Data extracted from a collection
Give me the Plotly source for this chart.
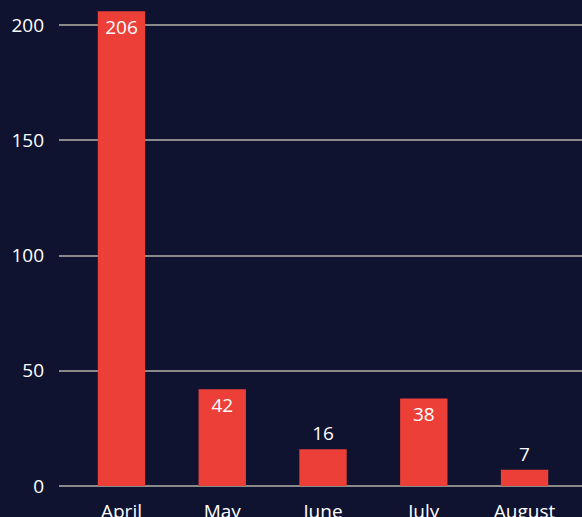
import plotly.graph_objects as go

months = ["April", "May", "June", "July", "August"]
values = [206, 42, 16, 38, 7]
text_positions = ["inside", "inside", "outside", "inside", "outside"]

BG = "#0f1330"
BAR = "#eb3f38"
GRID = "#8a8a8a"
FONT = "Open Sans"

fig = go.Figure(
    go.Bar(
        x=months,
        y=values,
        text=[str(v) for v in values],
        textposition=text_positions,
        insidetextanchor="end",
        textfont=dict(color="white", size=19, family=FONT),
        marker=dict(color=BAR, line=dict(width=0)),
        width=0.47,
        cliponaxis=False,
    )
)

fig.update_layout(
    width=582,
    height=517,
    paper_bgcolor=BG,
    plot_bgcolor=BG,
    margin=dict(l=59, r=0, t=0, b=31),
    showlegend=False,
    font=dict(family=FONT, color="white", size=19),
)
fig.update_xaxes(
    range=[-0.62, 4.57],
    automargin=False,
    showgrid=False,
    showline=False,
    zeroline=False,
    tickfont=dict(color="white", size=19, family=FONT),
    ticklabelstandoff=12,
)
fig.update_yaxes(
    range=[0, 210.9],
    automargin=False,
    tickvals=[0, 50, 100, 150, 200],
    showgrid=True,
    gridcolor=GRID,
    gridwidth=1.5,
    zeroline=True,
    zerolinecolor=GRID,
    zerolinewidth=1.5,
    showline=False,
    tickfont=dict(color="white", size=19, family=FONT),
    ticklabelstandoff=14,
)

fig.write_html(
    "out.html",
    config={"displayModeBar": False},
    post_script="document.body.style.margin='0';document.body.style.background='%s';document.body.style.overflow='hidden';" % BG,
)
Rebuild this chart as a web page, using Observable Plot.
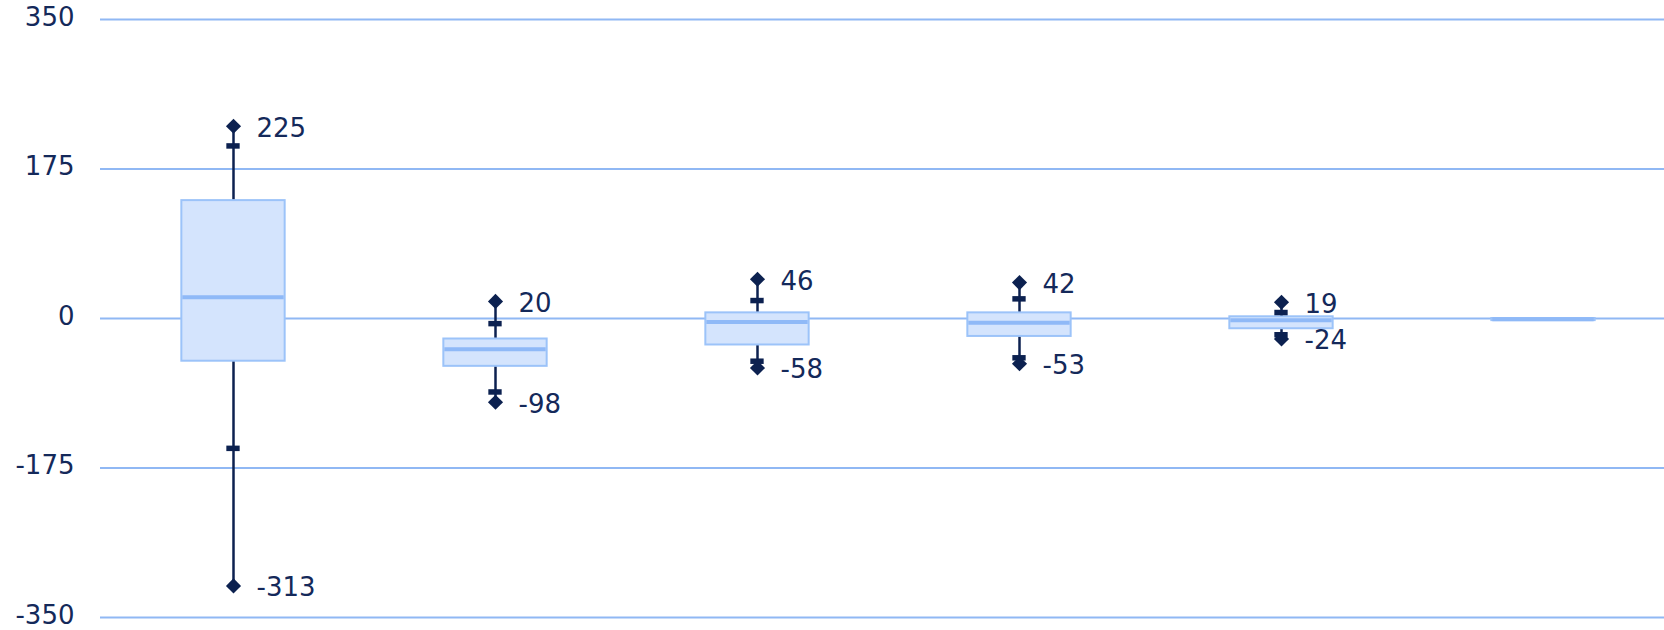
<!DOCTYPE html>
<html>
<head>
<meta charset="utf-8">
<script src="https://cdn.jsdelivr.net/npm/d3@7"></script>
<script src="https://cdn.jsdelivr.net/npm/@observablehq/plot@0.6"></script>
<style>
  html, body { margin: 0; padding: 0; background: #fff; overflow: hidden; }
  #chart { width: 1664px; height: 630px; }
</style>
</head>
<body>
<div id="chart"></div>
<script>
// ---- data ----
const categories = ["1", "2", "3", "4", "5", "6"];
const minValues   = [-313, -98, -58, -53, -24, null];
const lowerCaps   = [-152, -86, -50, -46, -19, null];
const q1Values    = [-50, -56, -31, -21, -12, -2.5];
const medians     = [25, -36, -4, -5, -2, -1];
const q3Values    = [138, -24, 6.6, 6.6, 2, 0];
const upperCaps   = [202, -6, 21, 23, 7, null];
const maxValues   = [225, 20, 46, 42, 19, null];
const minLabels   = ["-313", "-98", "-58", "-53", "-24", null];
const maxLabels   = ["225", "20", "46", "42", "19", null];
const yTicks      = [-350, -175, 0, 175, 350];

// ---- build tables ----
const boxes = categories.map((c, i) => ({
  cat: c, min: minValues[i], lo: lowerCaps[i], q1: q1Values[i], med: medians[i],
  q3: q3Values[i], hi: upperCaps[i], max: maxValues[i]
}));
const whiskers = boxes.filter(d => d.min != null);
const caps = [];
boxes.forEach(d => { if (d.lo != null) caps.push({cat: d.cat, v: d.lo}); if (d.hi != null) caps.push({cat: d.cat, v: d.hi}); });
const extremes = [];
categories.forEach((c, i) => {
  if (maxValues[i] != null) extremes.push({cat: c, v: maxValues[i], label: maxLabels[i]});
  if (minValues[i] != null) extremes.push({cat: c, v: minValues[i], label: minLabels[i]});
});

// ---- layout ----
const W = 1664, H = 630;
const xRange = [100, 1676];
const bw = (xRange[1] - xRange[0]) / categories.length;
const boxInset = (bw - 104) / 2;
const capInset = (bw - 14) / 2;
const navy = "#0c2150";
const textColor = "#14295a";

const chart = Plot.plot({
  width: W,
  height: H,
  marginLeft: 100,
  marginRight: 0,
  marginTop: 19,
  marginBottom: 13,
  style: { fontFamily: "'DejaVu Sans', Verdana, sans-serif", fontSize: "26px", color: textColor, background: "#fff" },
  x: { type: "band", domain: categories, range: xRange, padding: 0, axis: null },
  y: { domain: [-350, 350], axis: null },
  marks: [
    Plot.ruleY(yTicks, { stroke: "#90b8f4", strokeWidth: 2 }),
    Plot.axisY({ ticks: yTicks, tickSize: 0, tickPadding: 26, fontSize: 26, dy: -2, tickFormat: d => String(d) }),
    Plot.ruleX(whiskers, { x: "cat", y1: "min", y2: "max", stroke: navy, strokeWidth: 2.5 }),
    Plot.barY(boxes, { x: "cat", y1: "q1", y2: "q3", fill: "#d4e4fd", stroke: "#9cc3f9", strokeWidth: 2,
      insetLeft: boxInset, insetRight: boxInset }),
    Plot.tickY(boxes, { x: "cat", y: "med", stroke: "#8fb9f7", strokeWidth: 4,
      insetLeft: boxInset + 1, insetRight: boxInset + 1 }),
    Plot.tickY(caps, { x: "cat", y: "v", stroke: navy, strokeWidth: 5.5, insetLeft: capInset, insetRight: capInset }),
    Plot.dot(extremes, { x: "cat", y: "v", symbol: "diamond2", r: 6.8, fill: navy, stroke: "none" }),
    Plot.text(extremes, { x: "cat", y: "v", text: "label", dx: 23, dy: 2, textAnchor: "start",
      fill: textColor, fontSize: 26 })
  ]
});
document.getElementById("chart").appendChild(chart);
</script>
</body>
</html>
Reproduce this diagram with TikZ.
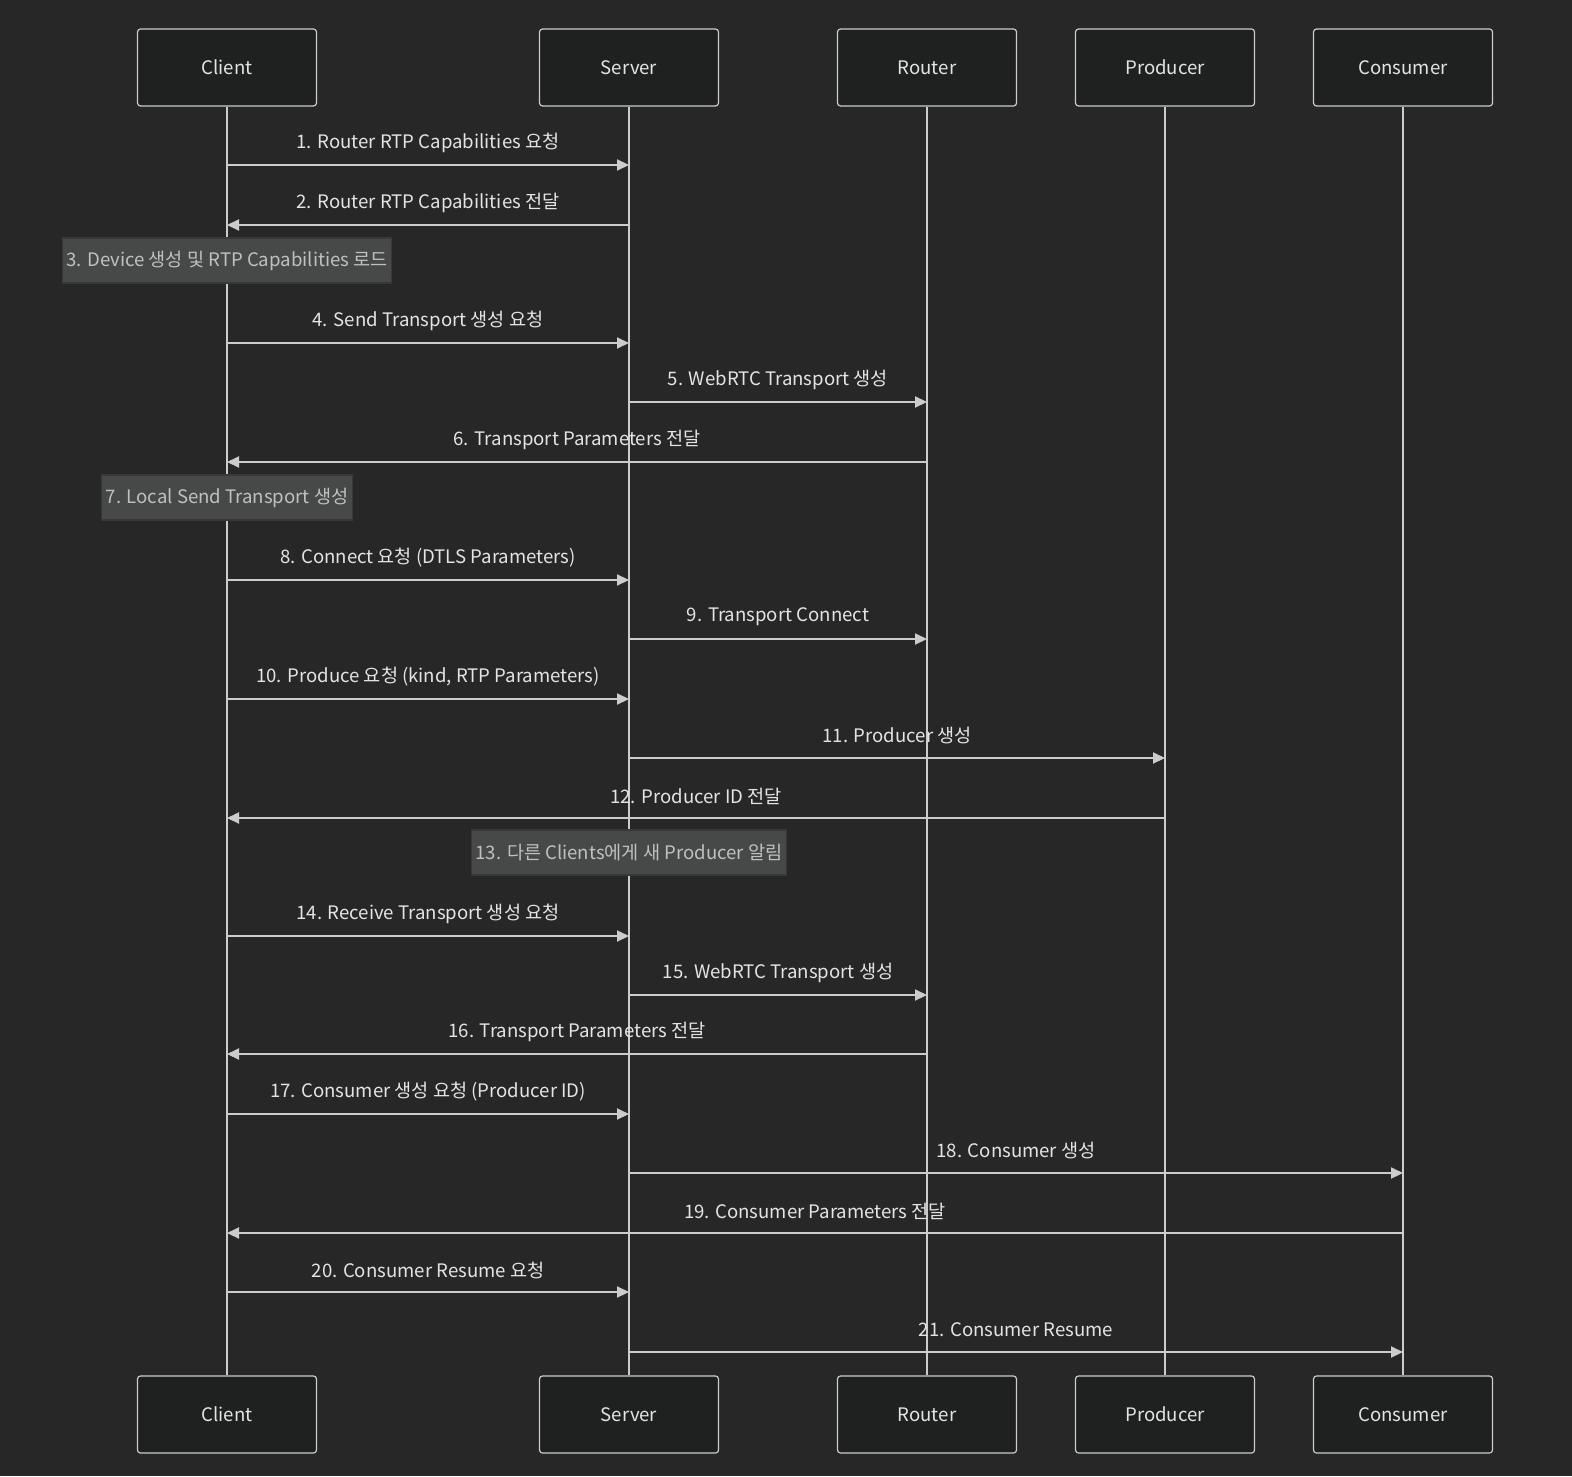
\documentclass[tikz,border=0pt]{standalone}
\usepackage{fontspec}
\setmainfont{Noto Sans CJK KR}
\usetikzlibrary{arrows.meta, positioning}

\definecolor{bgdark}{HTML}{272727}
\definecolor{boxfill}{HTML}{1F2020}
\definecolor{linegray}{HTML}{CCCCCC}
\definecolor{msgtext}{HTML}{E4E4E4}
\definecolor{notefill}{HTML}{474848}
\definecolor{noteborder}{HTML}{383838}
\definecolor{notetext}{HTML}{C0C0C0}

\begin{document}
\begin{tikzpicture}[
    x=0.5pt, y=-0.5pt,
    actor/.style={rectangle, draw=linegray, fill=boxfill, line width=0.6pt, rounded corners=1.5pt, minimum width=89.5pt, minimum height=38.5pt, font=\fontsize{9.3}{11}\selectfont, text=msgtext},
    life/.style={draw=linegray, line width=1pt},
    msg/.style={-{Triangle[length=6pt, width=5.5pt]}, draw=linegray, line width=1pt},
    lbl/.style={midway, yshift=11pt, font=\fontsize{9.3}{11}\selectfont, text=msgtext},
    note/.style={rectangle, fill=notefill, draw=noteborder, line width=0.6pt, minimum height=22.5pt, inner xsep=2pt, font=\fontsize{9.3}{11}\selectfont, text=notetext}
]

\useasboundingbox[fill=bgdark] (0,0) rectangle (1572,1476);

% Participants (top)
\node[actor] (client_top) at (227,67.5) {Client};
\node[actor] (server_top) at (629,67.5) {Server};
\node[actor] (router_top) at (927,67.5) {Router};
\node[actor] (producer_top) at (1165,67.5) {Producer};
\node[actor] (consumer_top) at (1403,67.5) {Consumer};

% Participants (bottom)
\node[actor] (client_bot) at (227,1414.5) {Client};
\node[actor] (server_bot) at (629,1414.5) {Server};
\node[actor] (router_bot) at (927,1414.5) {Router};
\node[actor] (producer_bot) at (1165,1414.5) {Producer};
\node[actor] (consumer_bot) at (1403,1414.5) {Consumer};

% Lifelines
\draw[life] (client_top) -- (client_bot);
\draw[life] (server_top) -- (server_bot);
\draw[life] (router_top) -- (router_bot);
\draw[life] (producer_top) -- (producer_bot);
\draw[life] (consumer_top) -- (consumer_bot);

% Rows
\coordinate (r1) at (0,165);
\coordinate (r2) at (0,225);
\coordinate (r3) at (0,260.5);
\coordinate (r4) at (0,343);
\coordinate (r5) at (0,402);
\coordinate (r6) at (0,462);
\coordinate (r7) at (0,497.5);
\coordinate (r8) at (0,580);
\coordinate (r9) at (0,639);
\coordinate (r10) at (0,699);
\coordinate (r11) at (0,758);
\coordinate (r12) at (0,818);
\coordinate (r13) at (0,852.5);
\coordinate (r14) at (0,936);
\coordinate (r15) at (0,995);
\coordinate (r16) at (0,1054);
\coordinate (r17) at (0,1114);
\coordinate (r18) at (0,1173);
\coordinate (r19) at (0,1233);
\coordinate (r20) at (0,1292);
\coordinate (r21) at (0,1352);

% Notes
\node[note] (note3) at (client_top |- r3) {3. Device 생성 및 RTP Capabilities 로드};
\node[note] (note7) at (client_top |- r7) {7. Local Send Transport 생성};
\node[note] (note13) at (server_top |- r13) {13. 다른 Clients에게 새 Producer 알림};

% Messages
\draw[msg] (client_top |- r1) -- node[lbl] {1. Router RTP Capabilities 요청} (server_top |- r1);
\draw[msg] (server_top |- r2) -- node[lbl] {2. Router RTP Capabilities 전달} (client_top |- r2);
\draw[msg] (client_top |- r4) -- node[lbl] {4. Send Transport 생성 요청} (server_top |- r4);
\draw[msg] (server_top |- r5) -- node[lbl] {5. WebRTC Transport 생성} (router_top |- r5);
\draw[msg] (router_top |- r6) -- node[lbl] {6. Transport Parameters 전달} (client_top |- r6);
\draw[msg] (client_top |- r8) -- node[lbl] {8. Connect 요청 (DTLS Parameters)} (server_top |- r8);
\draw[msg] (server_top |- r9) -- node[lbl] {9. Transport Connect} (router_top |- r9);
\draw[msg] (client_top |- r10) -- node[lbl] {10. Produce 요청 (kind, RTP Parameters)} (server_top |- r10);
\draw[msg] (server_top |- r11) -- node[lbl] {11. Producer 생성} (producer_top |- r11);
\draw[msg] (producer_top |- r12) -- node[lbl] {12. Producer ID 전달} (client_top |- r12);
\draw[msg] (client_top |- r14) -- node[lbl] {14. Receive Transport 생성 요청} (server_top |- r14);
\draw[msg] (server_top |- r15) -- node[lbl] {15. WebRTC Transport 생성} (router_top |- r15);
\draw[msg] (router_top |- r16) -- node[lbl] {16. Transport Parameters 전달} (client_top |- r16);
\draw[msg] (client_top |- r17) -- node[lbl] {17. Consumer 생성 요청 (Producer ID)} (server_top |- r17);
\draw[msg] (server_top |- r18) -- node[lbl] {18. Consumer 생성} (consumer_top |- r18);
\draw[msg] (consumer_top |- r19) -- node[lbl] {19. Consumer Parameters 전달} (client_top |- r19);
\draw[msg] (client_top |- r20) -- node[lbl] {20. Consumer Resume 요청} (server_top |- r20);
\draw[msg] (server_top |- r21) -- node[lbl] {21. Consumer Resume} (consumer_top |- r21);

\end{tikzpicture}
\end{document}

(Objective): Filter out every line that lacks the word "this", and copy the rest.

(Full solution):
Give me the Plotly source for this chart.
Rebuild this chart as a web page, using Observable Plot.
Reproduce this diagram with TikZ.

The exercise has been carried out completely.